### Task instructions:
Pictures are not part of the copy. Retype the lines from the first one through the line that contains "var volTicks = [69.77, 34.88, 0];".

### Dataset content:
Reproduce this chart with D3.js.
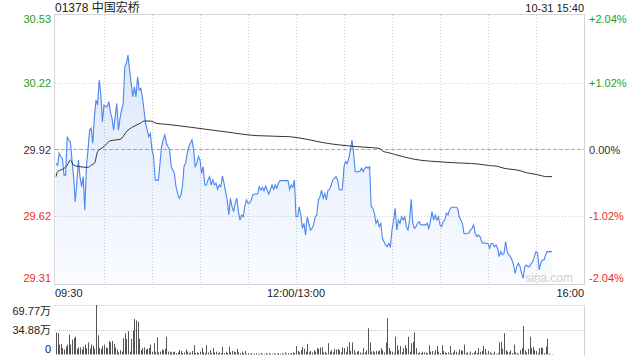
<!DOCTYPE html>
<html>
<head>
<meta charset="utf-8">
<script src="https://cdn.jsdelivr.net/npm/d3@7"></script>
<style>
    body { margin: 0; background: #fff; }
    svg { display: block; }
    text { font-family: "Liberation Sans", Arial, "Noto Sans CJK SC", sans-serif; }
</style>
</head>
<body>
<svg width="640" height="360"></svg>
<script>
var stockTitle = "01378 中国宏桥";
var stampText = "10-31 15:40";
var prevClose = 29.92;

// y ticks (price / percent)
var priceTicks = [30.53, 30.22, 29.92, 29.62, 29.31];
var pctTicks = ["+2.04%", "+1.02%", "0.00%", "-1.02%", "-2.04%"];
var timeLabels = ["09:30", "12:00/13:00", "16:00"];
var timeLabelMinutes = [0, 150, 330];
var volTicks = [69.77, 34.88, 0];

// one value per minute, 09:30 - 11:59
var amPrices = [
    29.857, 29.849, 29.902, 29.887, 29.880, 29.804, 29.804, 29.978, 29.963, 29.955,
    29.872, 29.797, 29.683, 29.766, 29.872, 29.797, 29.751, 29.797, 29.645, 29.842,
    29.918, 30.008, 30.016, 29.948, 30.069, 30.144, 30.122, 30.235, 30.174, 30.046,
    30.122, 30.114, 30.114, 30.137, 30.091, 30.061, 30.008, 30.069, 30.129, 30.008,
    30.061, 30.099, 30.129, 30.295, 30.311, 30.348, 30.280, 30.220, 30.159, 30.205,
    30.159, 30.250, 30.190, 30.197, 30.159, 30.099, 30.038, 30.008, 29.978, 29.993,
    29.918, 29.887, 29.781, 29.781, 29.781, 29.857, 29.933,
    29.964, 29.986, 29.948, 29.933, 29.918, 29.843, 29.827, 29.812, 29.752, 29.722,
    29.699, 29.710, 29.752, 29.843, 29.858, 29.903, 29.933, 29.948, 29.964, 29.918,
    29.843, 29.858, 29.888, 29.873,
    29.812, 29.842, 29.759, 29.759, 29.782, 29.797, 29.759, 29.782, 29.759, 29.767,
    29.739, 29.759, 29.751, 29.800, 29.767, 29.729, 29.691, 29.623, 29.699, 29.661,
    29.638, 29.676, 29.699, 29.638, 29.600, 29.623, 29.615, 29.661, 29.691, 29.676,
    29.676, 29.691, 29.714, 29.718, 29.718, 29.718, 29.751, 29.736, 29.748, 29.733,
    29.754, 29.736, 29.718, 29.736, 29.759, 29.739, 29.759, 29.744, 29.767, 29.779,
    29.779, 29.779, 29.779, 29.779, 29.779, 29.739, 29.759, 29.748, 29.782
];

// one value per minute, 13:00 - 15:40
var pmPrices = [
    29.615, 29.615, 29.661, 29.623, 29.562, 29.585, 29.532, 29.615, 29.585, 29.555,
    29.562, 29.578, 29.615, 29.623, 29.691, 29.706, 29.736, 29.699, 29.721, 29.691,
    29.736, 29.739, 29.759, 29.782, 29.789, 29.797, 29.782, 29.739, 29.736, 29.739,
    29.842, 29.865, 29.857, 29.880, 29.918, 29.963, 29.903, 29.819, 29.819, 29.819,
    29.822, 29.835, 29.819, 29.835, 29.842, 29.835, 29.842, 29.661, 29.653, 29.630,
    29.585, 29.600, 29.570,
    29.585, 29.517, 29.502, 29.487, 29.479, 29.494, 29.479, 29.555, 29.600, 29.653,
    29.555, 29.600, 29.585, 29.615, 29.600, 29.615, 29.570, 29.555, 29.600, 29.694,
    29.585, 29.562, 29.570, 29.585, 29.593, 29.578, 29.578, 29.578, 29.578, 29.585,
    29.562, 29.593, 29.638, 29.600, 29.623, 29.600, 29.615, 29.578, 29.570, 29.593,
    29.600, 29.631, 29.623, 29.646, 29.658, 29.658, 29.658, 29.658, 29.653, 29.615,
    29.600, 29.585, 29.540, 29.537, 29.540, 29.540, 29.555, 29.562, 29.578, 29.540,
    29.525, 29.532, 29.525, 29.502, 29.494, 29.497, 29.494, 29.494, 29.472, 29.494,
    29.494, 29.479, 29.487, 29.472, 29.434, 29.457, 29.442, 29.449, 29.502, 29.457,
    29.442, 29.434, 29.419, 29.396, 29.358, 29.389, 29.404, 29.389, 29.358, 29.336,
    29.389, 29.396, 29.389, 29.389, 29.404, 29.411, 29.434, 29.457, 29.449, 29.374,
    29.404, 29.419, 29.419, 29.442, 29.457, 29.457, 29.457, 29.457
];

// average price line, read at these minutes
var avgMinutes = [0, 1, 3, 5, 7, 9, 11, 15, 20, 22, 24, 26, 30, 34, 40, 45, 49, 53, 55, 59, 63, 68,
    84, 105, 125, 146, 157, 167, 188, 202, 205, 207, 213, 223, 244, 265, 271, 275, 280, 290, 294, 300, 307, 310];
var avgPrices = [29.797, 29.819, 29.827, 29.834, 29.849, 29.872, 29.849, 29.842, 29.839, 29.849, 29.857,
    29.910, 29.933, 29.960, 29.966, 30.008, 30.026, 30.041, 30.049, 30.049, 30.038, 30.035,
    30.021, 30.001, 29.983, 29.978, 29.966, 29.951, 29.933, 29.925, 29.910, 29.907, 29.895, 29.877,
    29.862, 29.853, 29.847, 29.845, 29.835, 29.824, 29.815, 29.807, 29.797, 29.797];

// volume per minute, unit 万
var volumes = [
    31, 30, 14, 15, 9, 7, 11, 14, 28, 14,
    21, 23, 25, 8, 10, 10, 7, 11, 14, 9,
    17, 8, 14, 12, 8, 69.77, 27, 9, 8, 12,
    14, 10, 9, 19, 17, 19, 15, 10, 7, 3,
    6, 4, 23, 30, 22, 33, 4, 22, 34, 50,
    48, 46, 22, 6, 9, 10, 7, 8, 9, 14,
    4, 16, 4, 24, 3, 4, 7, 6, 8, 25,
    4, 4, 3, 3, 4, 2, 3, 6, 5, 2,
    3, 7, 4, 2, 3, 5, 13, 2, 3, 2,
    4, 9, 3, 2, 13, 3, 6, 2, 9, 3,
    4, 2, 3, 2, 11, 2, 4, 2, 11, 3,
    5, 4, 3, 8, 3, 2, 4, 2, 5, 1,
    2, 1, 2, 1, 1, 2, 1, 1, 2, 1,
    1, 2, 1, 2, 1, 1, 2, 1, 1, 2,
    1, 2, 1, 3, 1, 2, 1, 2, 3, 2,
    12, 5, 3, 6, 11, 8, 4, 15, 3, 5,
    3, 6, 4, 9, 8, 10, 10, 3, 4, 2,
    16, 4, 6, 3, 8, 7, 8, 6, 3, 10,
    9, 3, 11, 17, 5, 17, 6, 2, 4, 5,
    3, 2, 9, 3, 6, 37, 17, 4, 5, 3,
    5, 4, 6, 9, 6, 3, 17, 51, 9, 5,
    4, 2, 25, 13, 6, 12, 3, 9, 13, 9,
    25, 4, 16, 18, 31, 9, 2, 3, 2, 4,
    3, 3, 2, 13, 4, 5, 2, 6, 12, 4,
    2, 13, 5, 3, 2, 3, 12, 2, 3, 6,
    4, 2, 7, 6, 5, 14, 2, 3, 1, 4,
    2, 3, 5, 2, 9, 4, 5, 12, 8, 2,
    5, 3, 2, 1, 4, 1, 2, 17, 18, 8,
    30, 6, 4, 3, 6, 2, 14, 3, 2, 1,
    6, 9, 40, 6, 3, 8, 25, 9, 11, 6,
    5, 2, 9, 10, 9, 2, 11, 22, 1, 0.5,
    0.5
];

var prices = amPrices.concat(pmPrices);
var green = "#1e9e1e", red = "#ee2a24", grey = "#d4d4d4";

var svg = d3.select('body').select('svg');

var x = d3.scaleLinear().domain([0, 330]).range([56, 584]);
var y = d3.scaleLinear().domain([priceTicks[4], priceTicks[0]]).range([284, 15]);
var yv = d3.scaleLinear().domain([0, volTicks[0]]).range([354.5, 305]);

function tickColor(i) {
    if (i < 2) return green;
    if (i > 2) return red;
    return "#333";
}

// gradient for the price area
var grad = svg.append("defs").append("linearGradient")
        .attr("id", "areaFill")
        .attr("gradientUnits", "userSpaceOnUse")
        .attr("x1", 0).attr("y1", 15).attr("x2", 0).attr("y2", 284);
grad.append("stop").attr("offset", 0).attr("stop-color", "#4a86ee").attr("stop-opacity", 0.22);
grad.append("stop").attr("offset", 1).attr("stop-color", "#4a86ee").attr("stop-opacity", 0.03);

// vertical grid, every 30 minutes
var gridMinutes = d3.range(30, 330, 30);
svg.append("g").selectAll("line").data(gridMinutes).enter().append("line")
        .attr('x1', function (d) { return Math.round(x(d)) + 0.5; })
        .attr('x2', function (d) { return Math.round(x(d)) + 0.5; })
        .attr('y1', 15).attr('y2', 284)
        .style('stroke', "#d0d0d0")
        .style('stroke-dasharray', "1,2");

// horizontal grid
svg.append("g").selectAll("line").data(priceTicks.slice(1, 4)).enter().append("line")
        .attr('x1', 55).attr('x2', 584)
        .attr('y1', function (d) { return Math.round(y(d)) + 0.5; })
        .attr('y2', function (d) { return Math.round(y(d)) + 0.5; })
        .style('stroke', function (d, i) { return i == 1 ? "#a8a8a8" : "#d0d0d0"; })
        .style('stroke-dasharray', function (d, i) { return i == 1 ? "4,2" : "1,2"; });

// price area + line
var area = d3.area()
        .x(function (d, i) { return x(i); })
        .y0(y(priceTicks[4]))
        .y1(function (d) { return y(d); });
svg.append("path").datum(prices)
        .attr("d", area)
        .style("fill", "url(#areaFill)");

var line = d3.line()
        .x(function (d, i) { return x(i); })
        .y(function (d) { return y(d); });
svg.append("path").datum(prices)
        .attr("d", line)
        .style("fill", "none")
        .style("stroke", "#4a86ee")
        .style("stroke-width", 1.1);

// average price
var avgLine = d3.line()
        .x(function (d, i) { return x(avgMinutes[i]); })
        .y(function (d) { return y(d); })
        .curve(d3.curveMonotoneX);
svg.append("path").datum(avgPrices)
        .attr("d", avgLine)
        .style("fill", "none")
        .style("stroke", "#333")
        .style("stroke-width", 1);

// frame of the price panel
svg.append("rect")
        .attr('x', 54.5).attr('y', 14.5)
        .attr('width', 530).attr('height', 270)
        .style('fill', "none")
        .style('stroke', grey);

svg.append("text")
        .attr('x', 573).attr('y', 282)
        .attr('text-anchor', "end")
        .style('font-size', "12px")
        .style('fill', "#cfcfcf")
        .text("sina.com");

// left / right labels
svg.append("g").selectAll("text").data(priceTicks).enter().append("text")
        .attr('x', 51)
        .attr('y', function (d, i) { return y(d) + (i == 0 ? 8 : (i == 4 ? -2 : 4)); })
        .attr('text-anchor', "end")
        .style('font-size', "11px")
        .style('fill', function (d, i) { return tickColor(i); })
        .text(function (d) { return d.toFixed(2); });

svg.append("g").selectAll("text").data(pctTicks).enter().append("text")
        .attr('x', 589)
        .attr('y', function (d, i) { return y(priceTicks[i]) + (i == 0 ? 8 : (i == 4 ? -2 : 4)); })
        .style('font-size', "11px")
        .style('fill', function (d, i) { return tickColor(i); })
        .text(function (d) { return d; });

// title and time stamp
svg.append("text")
        .attr('x', 55).attr('y', 12)
        .style('font-size', "12px")
        .style('fill', "#222")
        .text(stockTitle);
svg.append("text")
        .attr('x', 584).attr('y', 12)
        .attr('text-anchor', "end")
        .style('font-size', "11px")
        .style('fill', "#222")
        .text(stampText);

// time axis labels
svg.append("g").selectAll("text").data(timeLabels).enter().append("text")
        .attr('x', function (d, i) { return x(timeLabelMinutes[i]) + (i == 0 ? -1 : 0); })
        .attr('y', 297)
        .attr('text-anchor', function (d, i) { return ["start", "middle", "end"][i]; })
        .style('font-size', "11px")
        .style('fill', "#222")
        .text(function (d) { return d; });

// volume panel
svg.append("g").selectAll("line").data(volTicks.slice(0, 2)).enter().append("line")
        .attr('x1', 55).attr('x2', 584)
        .attr('y1', function (d) { return Math.round(yv(d)) + 0.5; })
        .attr('y2', function (d) { return Math.round(yv(d)) + 0.5; })
        .style('stroke', "#c8c8c8")
        .style('stroke-dasharray', "1,1");
svg.append("line")
        .attr('x1', 584.5).attr('x2', 584.5)
        .attr('y1', 305).attr('y2', 356)
        .style('stroke', grey);

svg.append("g").selectAll("rect").data(volumes).enter().append("rect")
        .attr('x', function (d, i) { return Math.round(x(i)); })
        .attr('width', 1)
        .attr('y', function (d) { return yv(d); })
        .attr('height', function (d) { return yv(0) - yv(d); })
        .style('fill', "#555");

svg.append("g").selectAll("text").data(volTicks).enter().append("text")
        .attr('x', 51)
        .attr('y', function (d, i) { return yv(d) + [10, 4, -2][i]; })
        .attr('text-anchor', "end")
        .style('font-size', "11px")
        .style('fill', "#222")
        .text(function (d) { return d == 0 ? "0" : d.toFixed(2) + "万"; });
</script>
</body>
</html>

### In response:
Reproduce this chart with D3.js.
<!DOCTYPE html>
<html>
<head>
<meta charset="utf-8">
<script src="https://cdn.jsdelivr.net/npm/d3@7"></script>
<style>
    body { margin: 0; background: #fff; }
    svg { display: block; }
    text { font-family: "Liberation Sans", Arial, "Noto Sans CJK SC", sans-serif; }
</style>
</head>
<body>
<svg width="640" height="360"></svg>
<script>
var stockTitle = "01378 中国宏桥";
var stampText = "10-31 15:40";
var prevClose = 29.92;

// y ticks (price / percent)
var priceTicks = [30.53, 30.22, 29.92, 29.62, 29.31];
var pctTicks = ["+2.04%", "+1.02%", "0.00%", "-1.02%", "-2.04%"];
var timeLabels = ["09:30", "12:00/13:00", "16:00"];
var timeLabelMinutes = [0, 150, 330];
var volTicks = [69.77, 34.88, 0];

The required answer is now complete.